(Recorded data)
════════════════

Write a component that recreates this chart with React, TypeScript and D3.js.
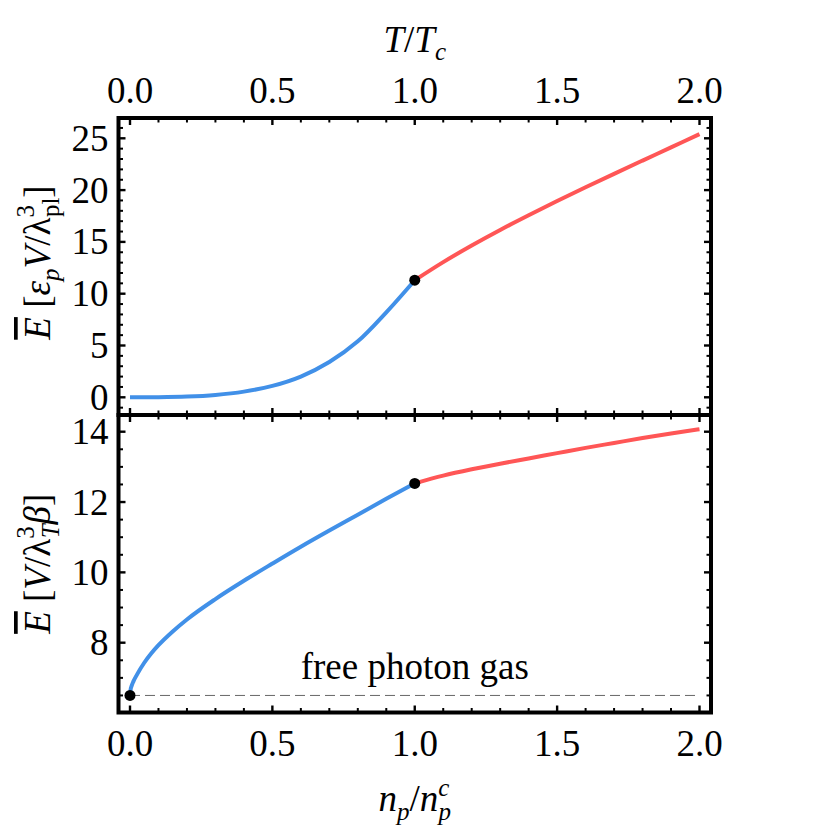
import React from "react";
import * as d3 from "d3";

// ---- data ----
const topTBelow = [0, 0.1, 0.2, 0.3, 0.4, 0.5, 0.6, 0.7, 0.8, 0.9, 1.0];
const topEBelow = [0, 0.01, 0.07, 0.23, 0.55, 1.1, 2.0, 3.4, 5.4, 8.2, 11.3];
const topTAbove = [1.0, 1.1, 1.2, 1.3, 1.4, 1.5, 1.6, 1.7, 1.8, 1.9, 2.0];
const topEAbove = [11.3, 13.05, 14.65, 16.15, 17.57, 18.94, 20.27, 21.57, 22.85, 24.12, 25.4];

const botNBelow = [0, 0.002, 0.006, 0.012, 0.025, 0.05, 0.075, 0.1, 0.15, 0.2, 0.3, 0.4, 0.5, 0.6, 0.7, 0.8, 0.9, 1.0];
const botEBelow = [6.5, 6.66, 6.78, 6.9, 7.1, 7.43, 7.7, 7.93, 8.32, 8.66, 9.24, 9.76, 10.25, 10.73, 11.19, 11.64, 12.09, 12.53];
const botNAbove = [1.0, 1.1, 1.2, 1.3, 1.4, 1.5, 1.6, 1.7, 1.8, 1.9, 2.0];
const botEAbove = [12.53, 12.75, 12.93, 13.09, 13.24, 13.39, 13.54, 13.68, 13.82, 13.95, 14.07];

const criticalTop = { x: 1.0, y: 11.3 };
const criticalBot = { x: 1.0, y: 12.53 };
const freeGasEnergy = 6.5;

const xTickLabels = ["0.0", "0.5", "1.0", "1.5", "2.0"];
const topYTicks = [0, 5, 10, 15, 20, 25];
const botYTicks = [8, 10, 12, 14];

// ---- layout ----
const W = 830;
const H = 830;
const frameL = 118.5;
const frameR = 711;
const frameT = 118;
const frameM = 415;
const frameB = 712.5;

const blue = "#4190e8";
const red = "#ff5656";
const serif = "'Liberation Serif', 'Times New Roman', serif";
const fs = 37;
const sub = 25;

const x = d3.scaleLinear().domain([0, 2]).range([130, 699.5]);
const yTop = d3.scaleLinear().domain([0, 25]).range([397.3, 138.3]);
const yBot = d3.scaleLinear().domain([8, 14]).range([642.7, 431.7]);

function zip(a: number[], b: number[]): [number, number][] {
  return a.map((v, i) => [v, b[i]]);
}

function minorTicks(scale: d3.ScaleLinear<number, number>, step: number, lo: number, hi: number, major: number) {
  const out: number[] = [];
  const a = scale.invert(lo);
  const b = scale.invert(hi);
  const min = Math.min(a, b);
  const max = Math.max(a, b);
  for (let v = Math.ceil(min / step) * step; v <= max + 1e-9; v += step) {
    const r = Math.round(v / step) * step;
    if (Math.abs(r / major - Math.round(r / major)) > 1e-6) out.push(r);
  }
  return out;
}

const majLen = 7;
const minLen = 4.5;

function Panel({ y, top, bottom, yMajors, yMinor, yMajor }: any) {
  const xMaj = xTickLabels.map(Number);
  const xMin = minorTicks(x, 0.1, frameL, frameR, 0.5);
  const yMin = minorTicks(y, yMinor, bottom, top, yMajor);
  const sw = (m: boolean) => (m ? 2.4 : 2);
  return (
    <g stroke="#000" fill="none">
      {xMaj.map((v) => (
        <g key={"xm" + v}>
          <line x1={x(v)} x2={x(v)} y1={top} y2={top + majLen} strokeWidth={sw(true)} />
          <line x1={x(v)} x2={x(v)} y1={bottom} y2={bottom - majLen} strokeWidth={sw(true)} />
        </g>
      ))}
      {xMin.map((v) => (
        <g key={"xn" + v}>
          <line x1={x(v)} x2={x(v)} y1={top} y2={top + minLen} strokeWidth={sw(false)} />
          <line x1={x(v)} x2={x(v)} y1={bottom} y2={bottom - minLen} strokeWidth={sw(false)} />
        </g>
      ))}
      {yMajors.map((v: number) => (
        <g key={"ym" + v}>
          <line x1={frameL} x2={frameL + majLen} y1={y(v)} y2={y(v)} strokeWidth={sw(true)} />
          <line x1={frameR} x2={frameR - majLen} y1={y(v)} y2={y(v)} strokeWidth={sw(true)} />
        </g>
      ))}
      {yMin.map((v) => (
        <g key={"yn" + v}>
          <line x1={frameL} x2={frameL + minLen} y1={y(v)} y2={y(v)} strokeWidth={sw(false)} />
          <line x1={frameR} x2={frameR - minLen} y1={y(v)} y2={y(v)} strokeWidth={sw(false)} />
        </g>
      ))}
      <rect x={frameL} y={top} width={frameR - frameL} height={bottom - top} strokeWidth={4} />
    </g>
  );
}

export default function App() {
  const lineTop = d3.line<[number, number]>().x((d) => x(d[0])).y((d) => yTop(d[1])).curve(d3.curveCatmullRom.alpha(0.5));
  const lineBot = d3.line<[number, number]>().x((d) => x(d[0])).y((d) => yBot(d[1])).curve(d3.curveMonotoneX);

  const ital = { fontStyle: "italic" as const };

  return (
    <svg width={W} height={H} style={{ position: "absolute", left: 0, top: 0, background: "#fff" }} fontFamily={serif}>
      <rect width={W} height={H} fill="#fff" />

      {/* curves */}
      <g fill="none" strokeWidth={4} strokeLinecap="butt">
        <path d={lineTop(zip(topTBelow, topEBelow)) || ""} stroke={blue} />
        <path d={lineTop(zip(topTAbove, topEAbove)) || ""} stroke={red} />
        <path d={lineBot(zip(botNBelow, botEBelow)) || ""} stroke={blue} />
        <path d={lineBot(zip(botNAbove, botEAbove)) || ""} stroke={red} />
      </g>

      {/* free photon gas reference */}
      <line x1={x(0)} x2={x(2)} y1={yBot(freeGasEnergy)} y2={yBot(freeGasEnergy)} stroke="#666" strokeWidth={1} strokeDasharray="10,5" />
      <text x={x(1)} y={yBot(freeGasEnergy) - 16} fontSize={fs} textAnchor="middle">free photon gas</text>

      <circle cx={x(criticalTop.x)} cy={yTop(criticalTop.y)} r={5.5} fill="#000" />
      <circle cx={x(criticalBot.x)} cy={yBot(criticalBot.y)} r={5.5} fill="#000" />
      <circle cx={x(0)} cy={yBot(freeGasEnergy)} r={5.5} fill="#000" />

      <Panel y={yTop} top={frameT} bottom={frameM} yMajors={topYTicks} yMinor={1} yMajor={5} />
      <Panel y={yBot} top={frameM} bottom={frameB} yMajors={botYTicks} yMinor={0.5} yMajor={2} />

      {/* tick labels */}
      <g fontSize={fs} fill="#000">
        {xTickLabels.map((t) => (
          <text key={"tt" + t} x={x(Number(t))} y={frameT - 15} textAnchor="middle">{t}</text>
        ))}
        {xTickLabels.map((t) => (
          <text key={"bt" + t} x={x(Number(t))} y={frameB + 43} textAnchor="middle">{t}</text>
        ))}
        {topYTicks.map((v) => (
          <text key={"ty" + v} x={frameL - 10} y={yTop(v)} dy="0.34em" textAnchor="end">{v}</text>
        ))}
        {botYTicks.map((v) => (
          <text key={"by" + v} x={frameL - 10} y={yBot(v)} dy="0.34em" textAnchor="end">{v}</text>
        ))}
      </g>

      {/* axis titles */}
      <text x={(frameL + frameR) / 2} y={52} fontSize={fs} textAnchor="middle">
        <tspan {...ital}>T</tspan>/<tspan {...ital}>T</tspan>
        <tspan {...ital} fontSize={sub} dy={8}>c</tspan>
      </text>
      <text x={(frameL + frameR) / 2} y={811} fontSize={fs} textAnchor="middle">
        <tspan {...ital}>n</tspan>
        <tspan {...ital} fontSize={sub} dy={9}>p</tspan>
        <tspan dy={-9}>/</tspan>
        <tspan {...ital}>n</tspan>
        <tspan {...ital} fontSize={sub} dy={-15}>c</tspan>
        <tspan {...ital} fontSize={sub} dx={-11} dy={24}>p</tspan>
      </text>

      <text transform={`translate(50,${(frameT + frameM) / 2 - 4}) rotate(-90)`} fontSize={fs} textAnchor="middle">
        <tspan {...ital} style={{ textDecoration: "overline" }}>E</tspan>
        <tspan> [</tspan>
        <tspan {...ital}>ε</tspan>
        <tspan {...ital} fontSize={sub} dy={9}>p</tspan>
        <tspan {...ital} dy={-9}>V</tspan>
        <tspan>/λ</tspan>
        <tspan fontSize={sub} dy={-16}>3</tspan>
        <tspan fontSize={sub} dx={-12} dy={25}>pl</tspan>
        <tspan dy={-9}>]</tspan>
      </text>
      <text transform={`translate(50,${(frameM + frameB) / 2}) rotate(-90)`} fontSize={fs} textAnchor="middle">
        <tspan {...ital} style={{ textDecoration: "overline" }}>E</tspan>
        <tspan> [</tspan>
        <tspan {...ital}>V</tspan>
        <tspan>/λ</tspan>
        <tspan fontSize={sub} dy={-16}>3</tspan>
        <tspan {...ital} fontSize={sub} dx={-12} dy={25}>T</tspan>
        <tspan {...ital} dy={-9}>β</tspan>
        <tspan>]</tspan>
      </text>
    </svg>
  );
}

════════════════

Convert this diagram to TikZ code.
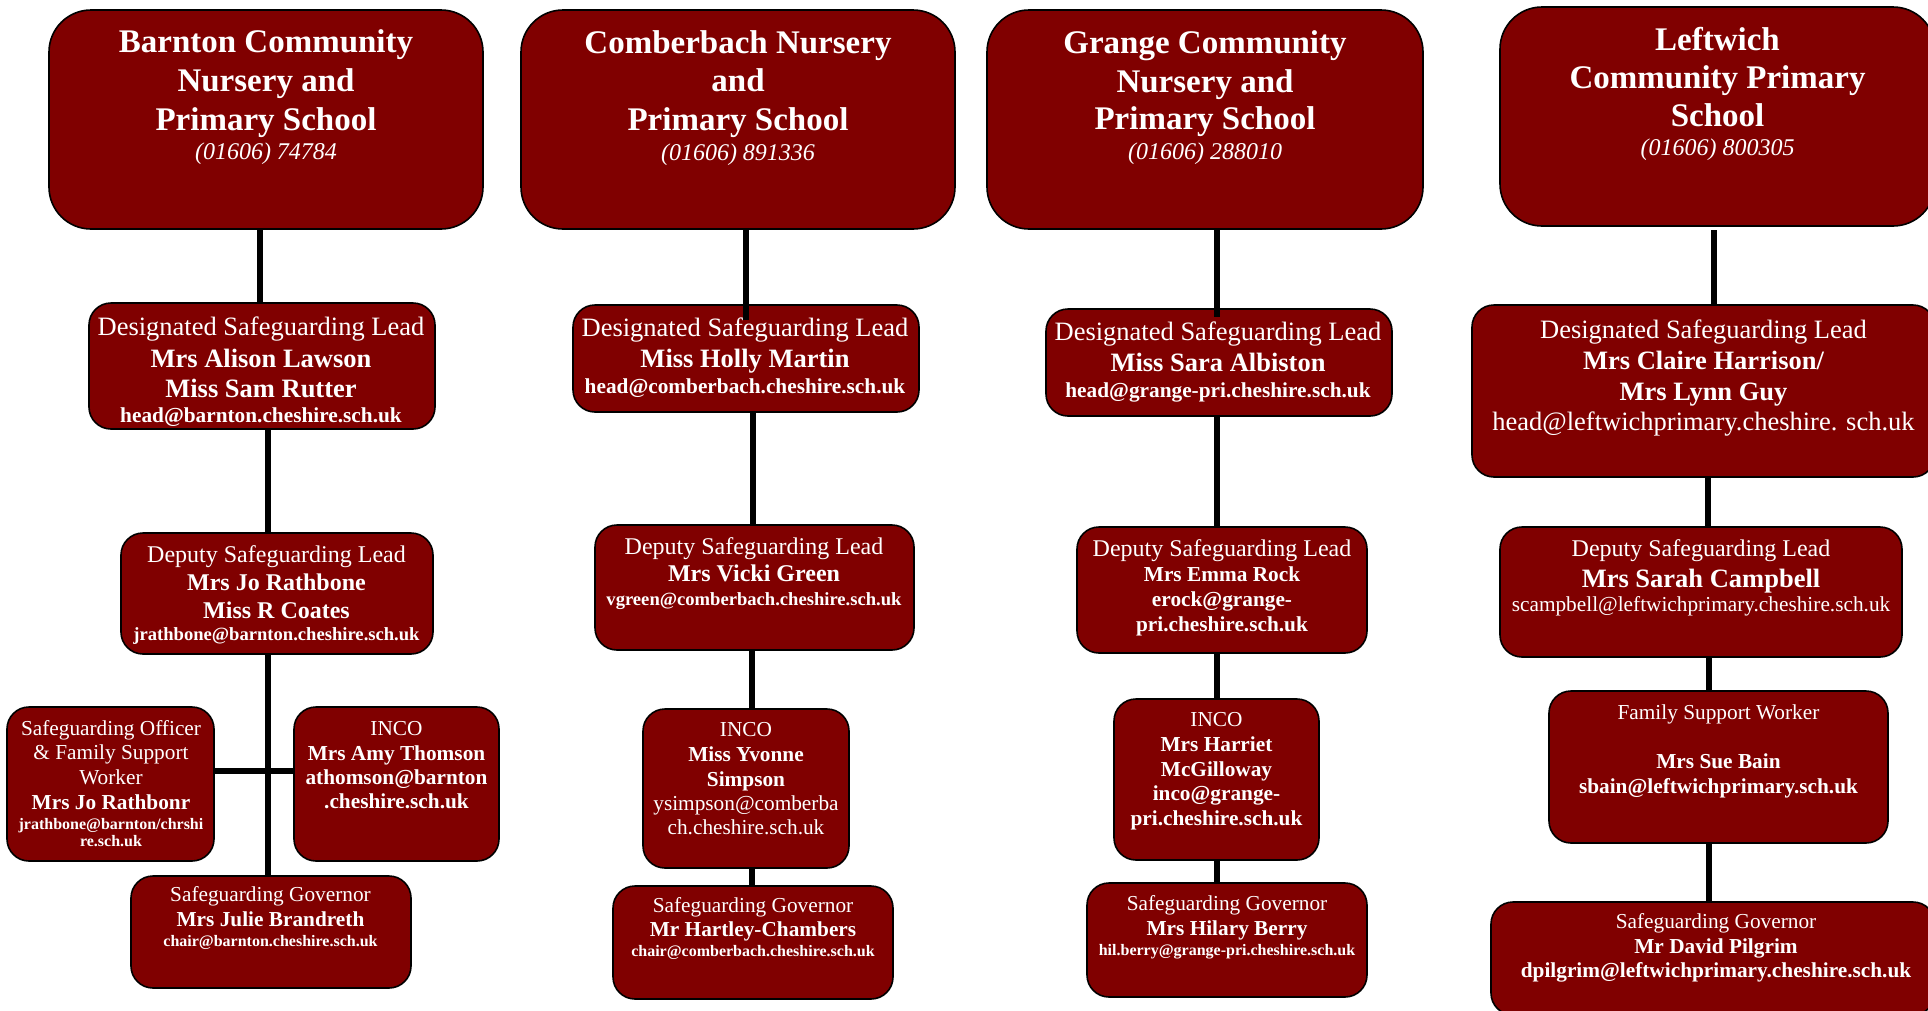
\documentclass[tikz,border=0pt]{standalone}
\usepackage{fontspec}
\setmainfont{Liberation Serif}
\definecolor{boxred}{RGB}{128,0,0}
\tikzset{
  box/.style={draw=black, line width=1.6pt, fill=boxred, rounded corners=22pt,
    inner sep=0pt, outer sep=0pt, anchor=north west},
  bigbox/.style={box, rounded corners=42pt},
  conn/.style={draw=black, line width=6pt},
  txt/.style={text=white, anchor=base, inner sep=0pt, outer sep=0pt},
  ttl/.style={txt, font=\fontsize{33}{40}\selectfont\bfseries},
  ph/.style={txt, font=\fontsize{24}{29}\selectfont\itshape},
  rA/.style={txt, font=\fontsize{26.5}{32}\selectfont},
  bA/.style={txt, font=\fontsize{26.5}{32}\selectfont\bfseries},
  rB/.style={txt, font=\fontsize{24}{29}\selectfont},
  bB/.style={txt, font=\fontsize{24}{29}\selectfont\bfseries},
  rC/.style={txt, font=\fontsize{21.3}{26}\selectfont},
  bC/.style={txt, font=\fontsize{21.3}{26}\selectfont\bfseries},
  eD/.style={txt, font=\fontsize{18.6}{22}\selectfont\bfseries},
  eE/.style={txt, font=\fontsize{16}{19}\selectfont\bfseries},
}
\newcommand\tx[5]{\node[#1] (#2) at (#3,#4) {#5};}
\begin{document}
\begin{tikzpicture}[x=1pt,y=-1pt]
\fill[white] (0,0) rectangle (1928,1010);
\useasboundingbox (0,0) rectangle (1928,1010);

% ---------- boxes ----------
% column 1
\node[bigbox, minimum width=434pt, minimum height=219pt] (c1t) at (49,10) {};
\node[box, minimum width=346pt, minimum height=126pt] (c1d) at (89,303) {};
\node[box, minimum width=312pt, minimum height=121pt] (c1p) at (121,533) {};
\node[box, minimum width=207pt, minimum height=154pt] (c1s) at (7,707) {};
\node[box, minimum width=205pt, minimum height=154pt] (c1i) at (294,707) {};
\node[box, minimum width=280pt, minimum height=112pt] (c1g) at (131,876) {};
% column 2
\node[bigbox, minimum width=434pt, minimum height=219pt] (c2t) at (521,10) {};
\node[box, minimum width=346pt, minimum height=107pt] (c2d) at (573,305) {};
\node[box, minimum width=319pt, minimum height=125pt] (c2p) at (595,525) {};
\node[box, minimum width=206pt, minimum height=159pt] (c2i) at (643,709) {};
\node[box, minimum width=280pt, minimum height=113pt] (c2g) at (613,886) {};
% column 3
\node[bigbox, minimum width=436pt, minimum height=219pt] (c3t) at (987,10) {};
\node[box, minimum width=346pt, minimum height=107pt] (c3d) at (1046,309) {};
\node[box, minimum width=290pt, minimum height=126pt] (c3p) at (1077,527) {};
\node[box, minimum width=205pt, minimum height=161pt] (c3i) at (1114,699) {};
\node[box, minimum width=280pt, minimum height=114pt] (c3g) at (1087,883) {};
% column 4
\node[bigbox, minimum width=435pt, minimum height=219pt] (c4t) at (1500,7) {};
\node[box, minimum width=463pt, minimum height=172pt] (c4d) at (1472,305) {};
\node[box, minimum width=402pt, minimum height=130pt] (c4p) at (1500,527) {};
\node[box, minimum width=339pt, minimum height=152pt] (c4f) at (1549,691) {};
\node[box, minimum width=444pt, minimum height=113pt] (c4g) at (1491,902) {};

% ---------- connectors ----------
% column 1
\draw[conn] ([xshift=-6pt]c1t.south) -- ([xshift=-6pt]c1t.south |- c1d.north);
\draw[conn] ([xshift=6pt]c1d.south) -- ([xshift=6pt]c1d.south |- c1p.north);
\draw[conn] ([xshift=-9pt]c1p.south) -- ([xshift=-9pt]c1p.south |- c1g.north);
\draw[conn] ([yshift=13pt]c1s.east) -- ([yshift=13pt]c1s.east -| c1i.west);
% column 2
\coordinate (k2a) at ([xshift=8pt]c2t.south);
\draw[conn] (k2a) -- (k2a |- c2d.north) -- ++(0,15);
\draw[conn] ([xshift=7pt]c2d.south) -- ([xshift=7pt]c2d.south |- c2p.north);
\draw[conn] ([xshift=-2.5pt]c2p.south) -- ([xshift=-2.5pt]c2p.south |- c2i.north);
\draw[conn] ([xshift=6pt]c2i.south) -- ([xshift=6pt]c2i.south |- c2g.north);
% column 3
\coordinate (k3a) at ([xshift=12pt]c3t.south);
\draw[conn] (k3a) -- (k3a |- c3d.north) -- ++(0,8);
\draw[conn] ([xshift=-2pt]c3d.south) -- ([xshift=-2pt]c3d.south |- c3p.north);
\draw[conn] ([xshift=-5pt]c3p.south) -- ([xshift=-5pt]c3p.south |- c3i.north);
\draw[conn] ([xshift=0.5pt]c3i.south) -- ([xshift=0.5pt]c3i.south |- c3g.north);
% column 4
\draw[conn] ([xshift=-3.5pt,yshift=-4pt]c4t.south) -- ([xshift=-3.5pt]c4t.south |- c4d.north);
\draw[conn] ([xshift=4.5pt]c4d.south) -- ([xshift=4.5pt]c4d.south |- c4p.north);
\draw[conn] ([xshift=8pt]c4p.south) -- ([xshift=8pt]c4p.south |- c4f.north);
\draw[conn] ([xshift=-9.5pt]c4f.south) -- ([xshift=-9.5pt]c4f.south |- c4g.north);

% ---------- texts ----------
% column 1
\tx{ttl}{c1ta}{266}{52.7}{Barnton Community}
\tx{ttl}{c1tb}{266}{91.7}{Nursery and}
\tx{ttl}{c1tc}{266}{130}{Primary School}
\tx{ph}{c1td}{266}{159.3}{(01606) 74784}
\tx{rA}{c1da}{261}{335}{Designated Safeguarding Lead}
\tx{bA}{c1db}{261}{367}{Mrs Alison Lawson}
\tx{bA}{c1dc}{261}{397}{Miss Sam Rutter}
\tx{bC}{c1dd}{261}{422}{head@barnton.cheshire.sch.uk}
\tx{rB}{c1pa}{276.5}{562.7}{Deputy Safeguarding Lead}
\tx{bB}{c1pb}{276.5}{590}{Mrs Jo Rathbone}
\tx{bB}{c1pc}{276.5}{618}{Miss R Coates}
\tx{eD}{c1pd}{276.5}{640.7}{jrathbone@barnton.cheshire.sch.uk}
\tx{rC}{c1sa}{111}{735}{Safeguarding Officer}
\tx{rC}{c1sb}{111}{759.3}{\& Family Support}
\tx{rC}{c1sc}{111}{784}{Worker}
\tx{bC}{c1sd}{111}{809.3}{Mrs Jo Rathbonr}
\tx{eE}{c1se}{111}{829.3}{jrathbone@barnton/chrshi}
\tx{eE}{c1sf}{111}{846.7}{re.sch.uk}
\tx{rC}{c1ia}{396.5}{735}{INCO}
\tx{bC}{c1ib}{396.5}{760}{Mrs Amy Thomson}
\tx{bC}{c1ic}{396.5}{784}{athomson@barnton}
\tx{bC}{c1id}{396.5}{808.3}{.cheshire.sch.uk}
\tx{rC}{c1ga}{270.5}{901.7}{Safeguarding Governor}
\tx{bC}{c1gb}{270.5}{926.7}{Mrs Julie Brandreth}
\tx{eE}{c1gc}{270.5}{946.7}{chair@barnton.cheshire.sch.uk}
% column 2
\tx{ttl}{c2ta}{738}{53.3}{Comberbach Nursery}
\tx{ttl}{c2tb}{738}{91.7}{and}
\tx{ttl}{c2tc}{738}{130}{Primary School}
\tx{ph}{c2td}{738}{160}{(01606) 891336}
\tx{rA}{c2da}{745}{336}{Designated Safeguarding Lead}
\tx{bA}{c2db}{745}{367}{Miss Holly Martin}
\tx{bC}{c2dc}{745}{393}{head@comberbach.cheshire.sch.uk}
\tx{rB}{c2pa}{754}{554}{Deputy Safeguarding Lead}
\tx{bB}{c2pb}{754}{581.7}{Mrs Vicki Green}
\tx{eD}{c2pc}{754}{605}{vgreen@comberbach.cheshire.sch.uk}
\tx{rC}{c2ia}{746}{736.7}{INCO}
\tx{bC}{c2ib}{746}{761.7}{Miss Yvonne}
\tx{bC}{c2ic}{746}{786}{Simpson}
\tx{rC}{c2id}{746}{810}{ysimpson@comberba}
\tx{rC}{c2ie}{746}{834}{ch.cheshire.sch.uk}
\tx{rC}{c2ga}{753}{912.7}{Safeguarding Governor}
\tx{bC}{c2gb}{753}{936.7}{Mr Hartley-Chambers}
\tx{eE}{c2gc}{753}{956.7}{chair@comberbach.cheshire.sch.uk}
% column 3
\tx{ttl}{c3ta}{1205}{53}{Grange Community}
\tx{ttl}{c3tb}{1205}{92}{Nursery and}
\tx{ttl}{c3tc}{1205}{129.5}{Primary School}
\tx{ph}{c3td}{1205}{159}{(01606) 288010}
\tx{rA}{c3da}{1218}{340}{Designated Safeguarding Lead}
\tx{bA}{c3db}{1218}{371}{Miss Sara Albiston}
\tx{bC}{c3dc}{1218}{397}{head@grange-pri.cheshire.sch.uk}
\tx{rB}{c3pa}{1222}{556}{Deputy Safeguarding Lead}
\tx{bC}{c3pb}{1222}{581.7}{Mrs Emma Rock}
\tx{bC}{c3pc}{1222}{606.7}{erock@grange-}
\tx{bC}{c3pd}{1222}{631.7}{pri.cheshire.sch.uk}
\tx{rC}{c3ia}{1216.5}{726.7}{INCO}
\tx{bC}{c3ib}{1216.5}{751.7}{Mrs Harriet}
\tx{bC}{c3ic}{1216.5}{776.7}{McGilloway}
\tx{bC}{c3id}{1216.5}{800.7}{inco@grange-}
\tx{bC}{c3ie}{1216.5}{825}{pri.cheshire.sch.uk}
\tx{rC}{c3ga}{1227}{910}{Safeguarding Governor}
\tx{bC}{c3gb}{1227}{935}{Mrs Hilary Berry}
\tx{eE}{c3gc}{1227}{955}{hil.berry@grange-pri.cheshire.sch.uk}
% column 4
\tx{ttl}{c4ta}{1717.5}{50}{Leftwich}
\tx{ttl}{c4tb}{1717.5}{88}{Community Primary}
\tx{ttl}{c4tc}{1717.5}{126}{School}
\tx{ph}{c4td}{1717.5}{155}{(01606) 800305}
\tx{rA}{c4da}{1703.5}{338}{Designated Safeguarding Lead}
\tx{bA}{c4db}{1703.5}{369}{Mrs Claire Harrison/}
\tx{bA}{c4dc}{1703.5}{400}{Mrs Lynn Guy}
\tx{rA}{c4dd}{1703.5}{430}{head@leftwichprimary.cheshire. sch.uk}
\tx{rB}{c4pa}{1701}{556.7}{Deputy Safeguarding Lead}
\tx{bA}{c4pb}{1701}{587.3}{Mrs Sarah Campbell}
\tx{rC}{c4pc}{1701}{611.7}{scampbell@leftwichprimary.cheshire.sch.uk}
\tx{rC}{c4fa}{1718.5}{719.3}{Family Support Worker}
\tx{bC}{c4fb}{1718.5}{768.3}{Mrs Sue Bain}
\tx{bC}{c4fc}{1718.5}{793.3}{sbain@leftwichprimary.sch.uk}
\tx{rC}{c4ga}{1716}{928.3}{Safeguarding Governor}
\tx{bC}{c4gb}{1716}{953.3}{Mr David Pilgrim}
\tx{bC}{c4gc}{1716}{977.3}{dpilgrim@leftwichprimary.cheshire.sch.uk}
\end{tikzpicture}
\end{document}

════════════════

» Given instruction:
Retype the lines above exactly as they appear, from the line containing "Write a component" through the line containing "13.82, 13.95, 14.07];", and leave out any pictures.

» Result of the task:
Write a component that recreates this chart with React, TypeScript and D3.js.
import React from "react";
import * as d3 from "d3";

// ---- data ----
const topTBelow = [0, 0.1, 0.2, 0.3, 0.4, 0.5, 0.6, 0.7, 0.8, 0.9, 1.0];
const topEBelow = [0, 0.01, 0.07, 0.23, 0.55, 1.1, 2.0, 3.4, 5.4, 8.2, 11.3];
const topTAbove = [1.0, 1.1, 1.2, 1.3, 1.4, 1.5, 1.6, 1.7, 1.8, 1.9, 2.0];
const topEAbove = [11.3, 13.05, 14.65, 16.15, 17.57, 18.94, 20.27, 21.57, 22.85, 24.12, 25.4];

const botNBelow = [0, 0.002, 0.006, 0.012, 0.025, 0.05, 0.075, 0.1, 0.15, 0.2, 0.3, 0.4, 0.5, 0.6, 0.7, 0.8, 0.9, 1.0];
const botEBelow = [6.5, 6.66, 6.78, 6.9, 7.1, 7.43, 7.7, 7.93, 8.32, 8.66, 9.24, 9.76, 10.25, 10.73, 11.19, 11.64, 12.09, 12.53];
const botNAbove = [1.0, 1.1, 1.2, 1.3, 1.4, 1.5, 1.6, 1.7, 1.8, 1.9, 2.0];
const botEAbove = [12.53, 12.75, 12.93, 13.09, 13.24, 13.39, 13.54, 13.68, 13.82, 13.95, 14.07];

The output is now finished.